利用歌曲提升哈萨克语自动语音识别效能
Using Songs to Improve Kazakh Automatic Speech Recognition
March 1, 2026
作者: Rustem Yeshpanov
cs.AI
摘要
针对低资源语言开发自动语音识别系统常因转录语料匮乏而受阻。本研究提出概念验证,探索将歌曲作为哈萨克语ASR的非传统但潜力巨大的数据源。我们从36位艺术家的195首歌曲中构建了3,013个音频-文本对数据集(约4.5小时),并按歌词行进行分段。以Whisper为基础识别器,我们在包含歌曲、Common Voice语料库和FLEURS的七种训练场景下微调模型,并在CVC、FLEURS及哈萨克语语音库2三大基准上进行评估。结果显示:基于歌曲的微调较零样本基线模型性能显著提升。例如,采用歌曲、CVC和FLEURS混合数据训练的Whisper Large-V3 Turbo模型,在CVC上实现27.6%的标准化词错率,FLEURS上为11.8%,而在KSC2上的错误率较零样本模型降低一半(39.3% vs 81.2%)。尽管这些提升仍低于基于1,100小时KSC2语料库训练的模型,但证明即使少量歌曲-语音混合数据也能为低资源ASR带来有意义的适应性改进。
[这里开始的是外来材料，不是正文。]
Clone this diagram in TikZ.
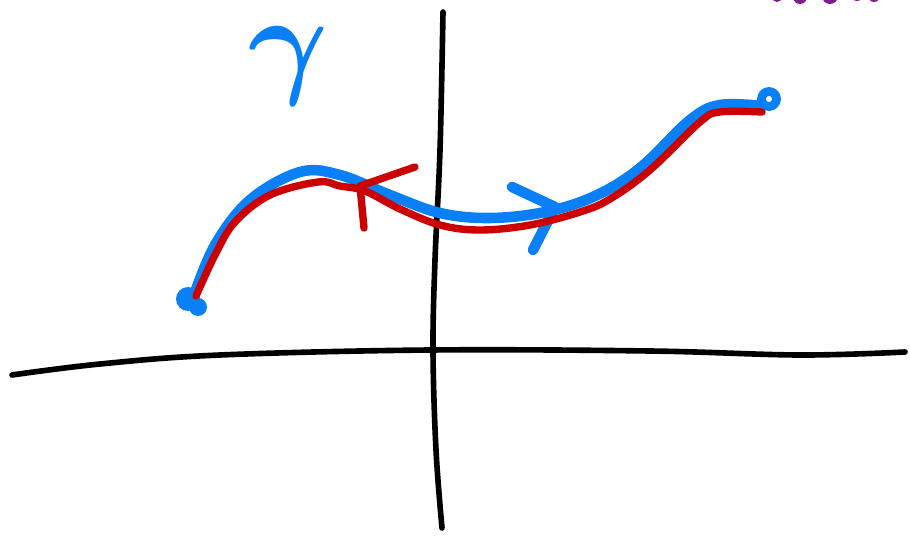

该数据集已通过门控非商业许可在Hugging Face平台发布供研究使用。
English
Developing automatic speech recognition (ASR) systems for low-resource languages is hindered by the scarcity of transcribed corpora. This proof-of-concept study explores songs as an unconventional yet promising data source for Kazakh ASR. We curate a dataset of 3,013 audio-text pairs (about 4.5 hours) from 195 songs by 36 artists, segmented at the lyric-line level. Using Whisper as the base recogniser, we fine-tune models under seven training scenarios involving Songs, Common Voice Corpus (CVC), and FLEURS, and evaluate them on three benchmarks: CVC, FLEURS, and Kazakh Speech Corpus 2 (KSC2). Results show that song-based fine-tuning improves performance over zero-shot baselines. For instance, Whisper Large-V3 Turbo trained on a mixture of Songs, CVC, and FLEURS achieves 27.6% normalised WER on CVC and 11.8% on FLEURS, while halving the error on KSC2 (39.3% vs. 81.2%) relative to the zero-shot model. Although these gains remain below those of models trained on the 1,100-hour KSC2 corpus, they demonstrate that even modest song-speech mixtures can yield meaningful adaptation improvements in low-resource ASR. The dataset is released on Hugging Face for research purposes under a gated, non-commercial licence.